DONOVAN, MICHAEL. - Among those whom Sangamon County considers her best and most reliable citizens, are those who were born in Ireland. The sons of Erin have always been noted for their brilliancy of mind and their quickness to grasp offered opportunities, and develop into loyal, devoted citizens of their adopted country. Many of them were brought up to farm life in their native land and instinctively turn towards that occupation upon arrival here, continuing it with marked success. One of these representative Irishmen is Michael Donovan, residing on his fine forty-acre farm on Section 29, Springfield Township. He was born in County Cork, Ireland, June 20, 1842, being a son of Jeremiah and Catherine (Crawley) Donovan, both natives of Cork, Ireland. They were farming people, who never came to America, but passed their lives in Ireland, where they died. There were seven children in their family, five sons and two daughters. A brother of Mr. Donovan is residing in Boston, Mass., being connected with one of the largest banking institutions of that city.
Reared and educated in County Cork, Michael Donovan worked on his father's farm, but was not contented there, so in 1864 he came to America, sailing from Queenstown. Landing in New York, he came direct to Springfield, arriving when the city was plunged into deepest mourning, for upon that day Abraham Lincoln was laid to his last rest. The first employment of Mr. Donovan was secured in a brick yard, and he continued there for four years, then commenced to farm and has been thus engaged ever since. About 1895 he bought his present farm of forty acres, which he has developed into a very valuable property. On it he carries on general farming and takes a pride in his crops.
The marriage of Mr.
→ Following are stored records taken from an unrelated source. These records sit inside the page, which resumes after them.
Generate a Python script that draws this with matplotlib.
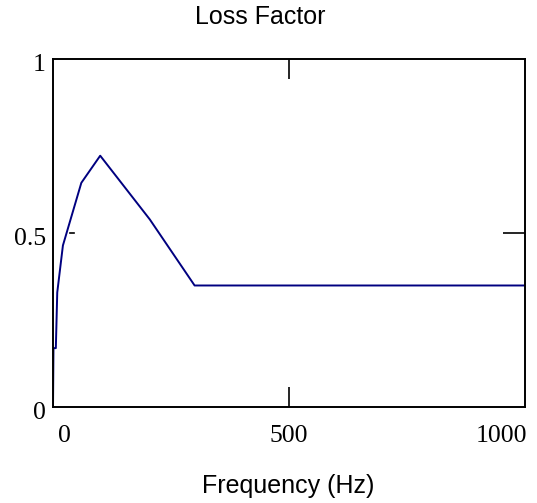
import numpy as np
from matplotlib import pyplot as plt
from matplotlib.transforms import ScaledTranslation, blended_transform_factory

freq = [0, 1, 6, 9, 21, 60, 100, 205, 300, 1000]
loss = [0, 0.17, 0.17, 0.33, 0.465, 0.645, 0.723, 0.54, 0.35, 0.35]

x_ticks = [0, 500, 1000]
x_labels = ["0", "500", "1000"]
y_ticks = [0, 0.5, 1]
y_labels = ["0", "0.5", "1"]

fig = plt.figure(figsize=(5.37, 5.03), dpi=100)
ax = fig.add_axes([0.0987, 0.1903, 0.879, 0.6918])

ax.plot(freq, loss, color="#000080", lw=1.4)
ax.set_xlim(0, 1000)
ax.set_ylim(0, 1)

for s in ax.spines.values():
    s.set_linewidth(1.4)
    s.set_color("black")

serif = "Liberation Serif"
sans = "Liberation Sans"

# ticks only in the middle, pointing inward
ax.set_xticks([500])
ax.set_yticks([0.5])
ax.tick_params(axis="x", direction="in", length=14.4, width=1.2, top=True, bottom=True,
               labelbottom=False)
ax.tick_params(axis="y", direction="in", length=15.5, width=1.2, left=False, right=True,
               labelleft=False)

# left-side dash at 0.5 (offset like the original)
tr = blended_transform_factory(ax.transAxes, ax.transData)
ax.plot([0.036, 0.044], [0.5, 0.5], color="black", lw=1.2, transform=tr, clip_on=False)

# tick labels placed by hand
for v, lab in zip(x_ticks, x_labels):
    ha = "center"
    dx = 0
    if v == 0:
        ha, dx = "left", 5
    elif v == 1000:
        ha, dx = "right", 2
    off = ScaledTranslation(dx / 100, -29 / 100, fig.dpi_scale_trans)
    ax.text(v, 0, lab, ha=ha, va="center", fontsize=18.5, family=serif,
            transform=ax.get_xaxis_transform() + off)

for v, lab in zip(y_ticks, y_labels):
    off = ScaledTranslation(-7 / 100, -6 / 100, fig.dpi_scale_trans)
    ax.text(0, v, lab, ha="right", va="center", fontsize=18.5, family=serif,
            transform=ax.get_yaxis_transform() + off)

fig.text(260 / 537, 1 - 17 / 503, "Loss Factor", ha="center", va="center",
         fontsize=18, family=sans)
fig.text(288 / 537, 1 - 486 / 503, "Frequency (Hz)", ha="center", va="center",
         fontsize=18, family=sans)

fig.savefig("out.png", dpi=100)
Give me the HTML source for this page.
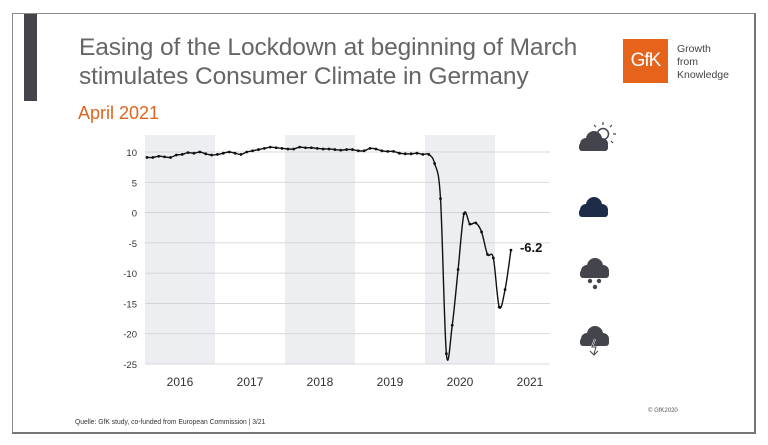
<!DOCTYPE html>
<html><head><meta charset="utf-8"><style>
body{margin:0;width:768px;height:445px;background:#fff;overflow:hidden;font-family:"Liberation Sans",sans-serif;position:relative}
.abs{position:absolute}
</style></head><body>
<div class="abs" style="left:12px;top:13px;width:741px;height:418px;border:1px solid #8a8a8a;border-right:2px solid #777;border-bottom:2px solid #777;"></div>
<div class="abs" style="left:24px;top:14px;width:13px;height:87px;background:#43444c"></div>
<div class="abs" style="left:79px;top:33px;font-size:24.5px;line-height:29px;color:#666;letter-spacing:-0.1px">Easing of the Lockdown at beginning of March<br>stimulates Consumer Climate in Germany</div>
<div class="abs" style="left:78px;top:103px;font-size:18px;color:#e0641e">April 2021</div>
<div class="abs" style="left:623px;top:39px;width:45px;height:44px;background:#e6631c;color:#fff;font-size:19px;line-height:44px;text-align:center;letter-spacing:-1px">GfK</div>
<div class="abs" style="left:677px;top:43px;font-size:10.5px;line-height:13px;color:#444">Growth<br>from<br>Knowledge</div>
<div class="abs" style="left:75px;top:417px;font-size:7.5px;color:#333;transform:scaleX(0.9);transform-origin:left">Quelle: GfK study, co-funded from European Commission | 3/21</div>
<div class="abs" style="left:648px;top:408px;font-size:6px;color:#555">© GfK2020</div>
<svg class="abs" style="left:0;top:0" width="768" height="445" id="chart">
<defs><g id="cl"><circle cx="-7" cy="3" r="6"/><circle cx="1" cy="-2" r="8"/><circle cx="9" cy="3" r="6"/><rect x="-14" y="2" width="29" height="8" rx="3"/></g></defs>
<g id="plot"></g>
<g fill="#43444c"><circle cx="603" cy="134" r="5.5" fill="none" stroke="#43444c" stroke-width="1.5"/><path d="M603 125v-3M610 127l2-2M613 134h3M596 127l-2-2M611 141l2 2" stroke="#43444c" stroke-width="1.2"/><use href="#cl" x="593" y="141"/></g>
<g fill="#1e2c4a"><use href="#cl" x="593" y="207"/></g>
<g fill="#43444c"><use href="#cl" x="594" y="268"/><circle cx="590" cy="281" r="2.2"/><circle cx="599" cy="281" r="2.2"/><circle cx="595" cy="287" r="2.2"/></g>
<g fill="#43444c"><use href="#cl" x="594" y="336"/><path d="M595 339l-3 8h4l-2 7" stroke="#fff" stroke-width="2" fill="none"/><path d="M595 339l-3 8h4l-2 7M590 351l4 4 4-4" stroke="#43444c" stroke-width="1" fill="none"/></g>
</svg>
<script>
const years=["2016","2017","2018","2019","2020","2021"];
const yTicks=[10,5,0,-5,-10,-15,-20,-25];
const values=[9.1,9.1,9.3,9.2,9.1,9.5,9.6,9.9,9.8,10.0,9.7,9.5,
9.6,9.8,10.0,9.8,9.6,10.0,10.2,10.4,10.6,10.8,10.7,10.6,
10.5,10.5,10.8,10.7,10.7,10.6,10.5,10.5,10.4,10.3,10.4,10.4,
10.2,10.2,10.6,10.5,10.2,10.1,10.1,9.8,9.7,9.7,9.8,9.6,
9.6,8.1,2.3,-23.3,-18.6,-9.4,-0.2,-1.9,-1.7,-3.2,-6.9,-7.5,-15.6,-12.7,-6.2];
const lastLabel="-6.2";
const NS="http://www.w3.org/2000/svg",plot=document.getElementById('plot');
const x0=145,yearW=70,monthW=5.87,xR=550;
const xm=i=>147+i*monthW;
const y=v=>152+(10-v)*212/35;
function mk(t,a){const e=document.createElementNS(NS,t);for(const k in a)e.setAttribute(k,a[k]);plot.appendChild(e);return e;}
years.forEach((yr,i)=>{
 if(i%2===0&&i<5){const r=mk('rect',{x:x0+i*yearW,y:135,width:yearW,height:229,fill:'#eceef1'});
 
 }
 const t=mk('text',{x:x0+(i+0.5)*yearW,y:386,'font-size':12,fill:'#333','text-anchor':'middle'});t.textContent=yr;
 
 
});
yTicks.forEach(v=>{
 const l=mk('line',{x1:x0,x2:xR,y1:y(v),y2:y(v),stroke:'#cfcfcf','stroke-width':0.8});
 
 
 const t=mk('text',{x:137,y:y(v)+4,'font-size':9.5,fill:'#333','text-anchor':'end'});t.textContent=v;
 
 
});
const pts=values.map((v,i)=>[xm(i),y(v)]);
let d='M'+pts[0][0]+' '+pts[0][1];
for(let i=0;i<pts.length-1;i++){const p0=pts[Math.max(0,i-1)],p1=pts[i],p2=pts[i+1],p3=pts[Math.min(pts.length-1,i+2)];
 d+=` C${p1[0]+(p2[0]-p0[0])/6} ${p1[1]+(p2[1]-p0[1])/6} ${p2[0]-(p3[0]-p1[0])/6} ${p2[1]-(p3[1]-p1[1])/6} ${p2[0]} ${p2[1]}`;}
const line=mk('path',{d:d,fill:'none',stroke:'#111','stroke-width':1.4});


pts.forEach(p=>{const c=mk('circle',{cx:p[0],cy:p[1],r:1.4,fill:'#111'});
 
 });
const lp=pts[pts.length-1];
const lb=mk('text',{x:lp[0]+9,y:lp[1]+2,'font-size':13,'font-weight':'bold',fill:'#111'});lb.textContent=lastLabel;


</script>
</body></html>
Donovan occurred in Springfield, April 20, 1868, to Mary McCarthy, born in Whitinsville, Mass., September 23, 1857. Her parents, natives of Ireland, came to Boston at an early day, later moving to Whitinsville but a couple of years later came to Sangamon County, where the father began farming. He was accidentally killed by a horse about forty-two years ago, but his widow survived until 1892. Three children were born to Mr. and Mrs. McCarthy, all of whom survive. Seven children were born to Mr. and Mrs. Donovan, and three sons and one daughter survive: John lives in Springfield, where he is engaged in business; Michael is also a resident of that city, and Dennis and Mary reside at home. There is one grandchild in the family, Mary Donovan, the pet of her grandfather.
Since boyhood Mr. Donovan has been a consistent member of the Roman Catholic Church and is now connected with St. Joseph's Church, of Springfield. The Democratic party has his support, but he has no desire to come before the public for office, preferring to exert his influence as a private citizen. A hard working man, Mr. Donovan saved his money until able to purchase his farm. From time to time he has made improvements upon it, and as it represents the result of many years of endeavor, he is naturally proud of it. Not only has he made his way in the world, and accumulated something for himself and his wife in their old age, but he has reared a fine family, of which he has a right to be proud. His sons are splendid young men and his daughter is charming. Mrs. Donovan has been her husband's able assistant during the years they have lived together and he frankly confesses that he owes much to her. She is an excellent housekeeper, and welcomes the guest who enters their door with true Irish hospitality, which is the most cordial and hearty in the world. The entire family have many friends in the township and are highly respected where ever known.